We discussed the water sources that humans use, the mountain rainforest, and how people cutting down trees for cooking fuel would eventually collapse the water system. Malawi is the world’s second poorest country. This mountaintop population of about 40 small villages has no running water and no electricity, no fuel other than wood. When I say poor, I mean to write on a piece of paper, a teacher would first divide it into four quarters before handing it out, if they had any. Children walking with me on the road between the school and the Go! Malawi compound would ask for a sweet. If I didn’t have any, they would ask me for a pencil. They are hungry to learn. Books are a rarity. A current fundraising project begun by an 8th grade student in Maine through the Go!
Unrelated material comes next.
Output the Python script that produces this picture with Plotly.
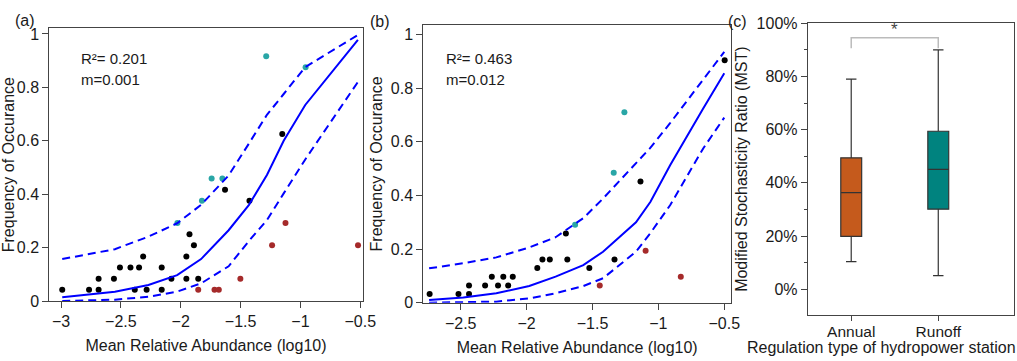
import plotly.graph_objects as go

# ---------------- data: panel (a) ----------------
a_black_x = [-2.99, -2.766, -2.686, -2.686, -2.558, -2.508, -2.42, -2.348, -2.384, -2.314,
             -2.285, -2.159, -2.159, -2.078, -1.953, -1.953, -1.927, -1.89, -1.854, -1.63,
             -1.426, -1.152]
a_black_y = [0.0417, 0.0417, 0.0417, 0.0833, 0.0833, 0.125, 0.125, 0.125, 0.0417, 0.1667,
             0.0417, 0.125, 0.0417, 0.0833, 0.1667, 0.0833, 0.25, 0.2083, 0.0833, 0.4167,
             0.375, 0.625]
a_teal_x = [-2.028, -1.823, -1.742, -1.652, -1.286, -0.957]
a_teal_y = [0.2917, 0.375, 0.4583, 0.4583, 0.9167, 0.875]
a_red_x = [-1.854, -1.718, -1.682, -1.502, -1.237, -1.125, -0.519]
a_red_y = [0.0417, 0.0417, 0.0417, 0.0833, 0.2083, 0.2917, 0.2083]

a_fit_x = [-2.99, -2.77, -2.55, -2.27, -2.03, -1.83, -1.6, -1.43, -1.28, -1.14, -0.96, -0.52]
a_fit = [0.014, 0.024, 0.035, 0.06, 0.097, 0.157, 0.265, 0.36, 0.472, 0.6, 0.734, 0.978]
a_upper = [0.157, 0.175, 0.194, 0.241, 0.291, 0.36, 0.47, 0.59, 0.697, 0.775, 0.876, 0.996]
a_lower = [0.0, 0.002, 0.005, 0.016, 0.035, 0.066, 0.13, 0.225, 0.303, 0.403, 0.53, 0.82]

# ---------------- data: panel (b) ----------------
b_black_x = [-2.736, -2.517, -2.437, -2.437, -2.315, -2.264, -2.217, -2.177, -2.14, -2.105,
             -1.919, -1.88, -1.824, -1.702, -1.691, -1.524, -1.333, -1.136, -0.497]
b_black_y = [0.0323, 0.0323, 0.0323, 0.0645, 0.0645, 0.0968, 0.0645, 0.0968, 0.0645, 0.0968,
             0.129, 0.1613, 0.1613, 0.2581, 0.1613, 0.129, 0.1613, 0.4516, 0.9032]
b_teal_x = [-1.632, -1.339, -1.258]
b_teal_y = [0.2903, 0.4839, 0.7097]
b_red_x = [-1.445, -1.097, -0.83]
b_red_y = [0.0645, 0.1935, 0.0968]

b_fit_x = [-2.74, -2.48, -2.23, -1.98, -1.78, -1.57, -1.42, -1.17, -1.06, -0.91, -0.66, -0.5]
b_fit = [0.010, 0.019, 0.035, 0.062, 0.097, 0.140, 0.19, 0.30, 0.376, 0.513, 0.724, 0.855]
b_upper = [0.128, 0.147, 0.169, 0.206, 0.244, 0.315, 0.388, 0.518, 0.578, 0.67, 0.832, 0.935]
b_lower = [0.0, 0.001, 0.004, 0.016, 0.035, 0.062, 0.091, 0.19, 0.26, 0.364, 0.575, 0.69]

# ---------------- data: panel (c) ----------------
c_categories = ["Annual", "Runoff"]
c_min = [0.104, 0.051]
c_q1 = [0.199, 0.301]
c_median = [0.363, 0.451]
c_q3 = [0.494, 0.594]
c_max = [0.79, 0.90]
c_colors = ["#C55A1C", "#00837F"]

BLACK = "#000000"
TEAL = "#29A6A6"
RED = "#A52A2A"
BLUE = "#0000FF"
FONT = "Liberation Sans, Arial, sans-serif"

fig = go.Figure()


def add_scatter_panel(xa, ya, bx, by, tx, ty, rx, ry, fx, fy, up, lo):
    for xs, ys, col in [(bx, by, BLACK), (tx, ty, TEAL), (rx, ry, RED)]:
        fig.add_trace(go.Scatter(x=xs, y=ys, mode="markers", xaxis=xa, yaxis=ya,
                                 marker=dict(color=col, size=6), showlegend=False))
    fig.add_trace(go.Scatter(x=fx, y=fy, mode="lines", xaxis=xa, yaxis=ya,
                             line=dict(color=BLUE, width=2), showlegend=False))
    for yy in (up, lo):
        fig.add_trace(go.Scatter(x=fx, y=yy, mode="lines", xaxis=xa, yaxis=ya,
                                 line=dict(color=BLUE, width=2, dash="8px,5px"),
                                 showlegend=False))


add_scatter_panel("x", "y", a_black_x, a_black_y, a_teal_x, a_teal_y, a_red_x, a_red_y,
                  a_fit_x, a_fit, a_upper, a_lower)
add_scatter_panel("x2", "y2", b_black_x, b_black_y, b_teal_x, b_teal_y, b_red_x, b_red_y,
                  b_fit_x, b_fit, b_upper, b_lower)

for i, cat in enumerate(c_categories):
    fig.add_trace(go.Box(x=[i], q1=[c_q1[i]], median=[c_median[i]], q3=[c_q3[i]],
                         lowerfence=[c_min[i]], upperfence=[c_max[i]],
                         fillcolor=c_colors[i], line=dict(color="#333333", width=1.2),
                         width=0.24, whiskerwidth=0.5, xaxis="x3", yaxis="y3",
                         name=cat, showlegend=False, boxpoints=False))

W, H = 1017, 361


def dx(a, b):
    return [a / W, b / W]


def dy(top, bottom):
    return [1 - bottom / H, 1 - top / H]


axis_common = dict(showline=True, linecolor="#444444", linewidth=1, mirror=True,
                   ticks="outside", ticklen=6, tickcolor="#444444", showgrid=False,
                   zeroline=False, automargin=False,
                   tickfont=dict(size=16, color="#1a1a1a", family=FONT))
TF = dict(size=16, color="#1a1a1a", family=FONT)
c_x_common = {k: v for k, v in axis_common.items() if k not in ("ticklen", "tickfont")}

fig.update_layout(
    width=W, height=H, margin=dict(l=0, r=0, t=0, b=0, autoexpand=False),
    paper_bgcolor="white", plot_bgcolor="white",
    font=dict(family=FONT, size=16, color="#1a1a1a"),
    xaxis=dict(domain=dx(49.3, 362.7), range=[-3.098, -0.48],
               tickvals=[-3, -2.5, -2, -1.5, -1, -0.5],
               ticktext=["\u22123", "\u22122.5", "\u22122", "\u22121.5", "\u22121", "\u22120.5"],
               title=dict(text="Mean Relative Abundance (log10)", font=TF, standoff=10),
               anchor="y", **axis_common),
    yaxis=dict(domain=dy(28.3, 301), range=[0, 1.021],
               tickvals=[0, 0.2, 0.4, 0.6, 0.8, 1], ticktext=["0", "0.2", "0.4", "0.6", "0.8", "1"],
               title=dict(text="Frequency of Occurance", font=TF, standoff=3),
               anchor="x", **axis_common),
    xaxis2=dict(domain=dx(423.3, 731), range=[-2.784, -0.449],
                tickvals=[-2.5, -2, -1.5, -1, -0.5],
                ticktext=["\u22122.5", "\u22122", "\u22121.5", "\u22121", "\u22120.5"],
                title=dict(text="Mean Relative Abundance (log10)", font=TF, standoff=10),
                anchor="y2", **axis_common),
    yaxis2=dict(domain=dy(25, 302.7), range=[0, 1.035],
                tickvals=[0, 0.2, 0.4, 0.6, 0.8, 1], ticktext=["0", "0.2", "0.4", "0.6", "0.8", "1"],
                title=dict(text="Frequency of Occurance", font=TF, standoff=4),
                anchor="x2", **axis_common),
    xaxis3=dict(domain=dx(807.7, 1014), range=[-0.5, 1.87],
                tickvals=[0, 1], ticktext=c_categories, ticklen=5, ticklabelstandoff=-3,
                tickfont=dict(size=15.5, color="#1a1a1a", family=FONT),
                anchor="y3", **c_x_common),
    yaxis3=dict(domain=dy(23.3, 315), range=[-0.097, 1.0],
                tickvals=[0, 0.2, 0.4, 0.6, 0.8, 1.0], tickformat=".0%",
                minor=dict(ticks="outside", dtick=0.1, ticklen=3, tickcolor="#444444"),
                title=dict(text="Modified Stochasticity Ratio (MST)", font=TF, standoff=4),
                anchor="x3", **axis_common),
)

# x-axis title of panel (c), centred as in the original (wider than the plot area)
fig.add_annotation(x=881 / W, y=1 - 347 / H, xref="paper", yref="paper",
                   text="Regulation type of hydropower station", showarrow=False,
                   xanchor="center", yanchor="middle", font=TF)

# significance bracket
fig.add_shape(type="path", path="M 0,0.906 L 0,0.946 L 1,0.946 L 1,0.906",
              xref="x3", yref="y3", line=dict(color="#BBBBBB", width=1.5))
fig.add_annotation(x=0.5, y=0.975, xref="x3", yref="y3", text="*", showarrow=False,
                   font=dict(size=17, color="#444444"))

# panel labels and stats
for txt, px, py in [("(a)", 13, 10), ("(b)", 380, 11), ("(c)", 749, 11)]:
    fig.add_annotation(x=px / W, y=1 - py / H, xref="paper", yref="paper", text=txt,
                       showarrow=False, font=dict(size=16, color="#1a1a1a"))
for txt, px, py in [("R\u00b2= 0.201", 79, 58), ("m=0.001", 79, 79),
                    ("R\u00b2= 0.463", 444, 58), ("m=0.012", 444, 79)]:
    fig.add_annotation(x=px / W, y=1 - py / H, xref="paper", yref="paper", text=txt,
                       showarrow=False, xanchor="left", yanchor="middle",
                       font=dict(size=15, color="#1a1a1a"))

fig.write_html("out.html", config={"displayModeBar": False},
               post_script="document.body.style.margin='0';document.body.style.overflow='hidden';")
Malawi non-profit will build the first mountain library in the Ntchisi region, hopefully in 2020. (See the link below if you are interested in making a donation.)
I led the teachers to incorporate their drawing (images from our rainforest walks, talks, and microscope viewings) into plans for three large painted murals. Each mural showed the place, the cycles of water, plants, trees, animals, people, fish, phytoplankton and zooplankton. (I brought a digital microscope, which we plugged into a solar inverter at the Go! Malawi compound.) Each told a visual story of how we are all connected through water and how we must care for this place to protect the water. Each mural had the simple words: Water is Life / Madzi ndi Moyo.
At the end of two weeks, my teachers had become new water art activists. They had a plan to circulate the murals amongst several schools, with thought-provoking questions to spark discussions with their students. We have future plans through Go! Malawi to underwrite tree planting workshops, and DIY solar cookers. Until my workshop, many of the teachers had not ever been in the rainforest at the top of the mountain. They thanked me for opening up that part of their world to them, along with the concept and practices of stewardship. I thanked them by asking them to engage their students, and left a suitcase of art supplies for them to make more murals in their classrooms as constant reminders of the importance of water to our lives. Someday I hope to meet up with one of those rainforest village children who has become a water activist.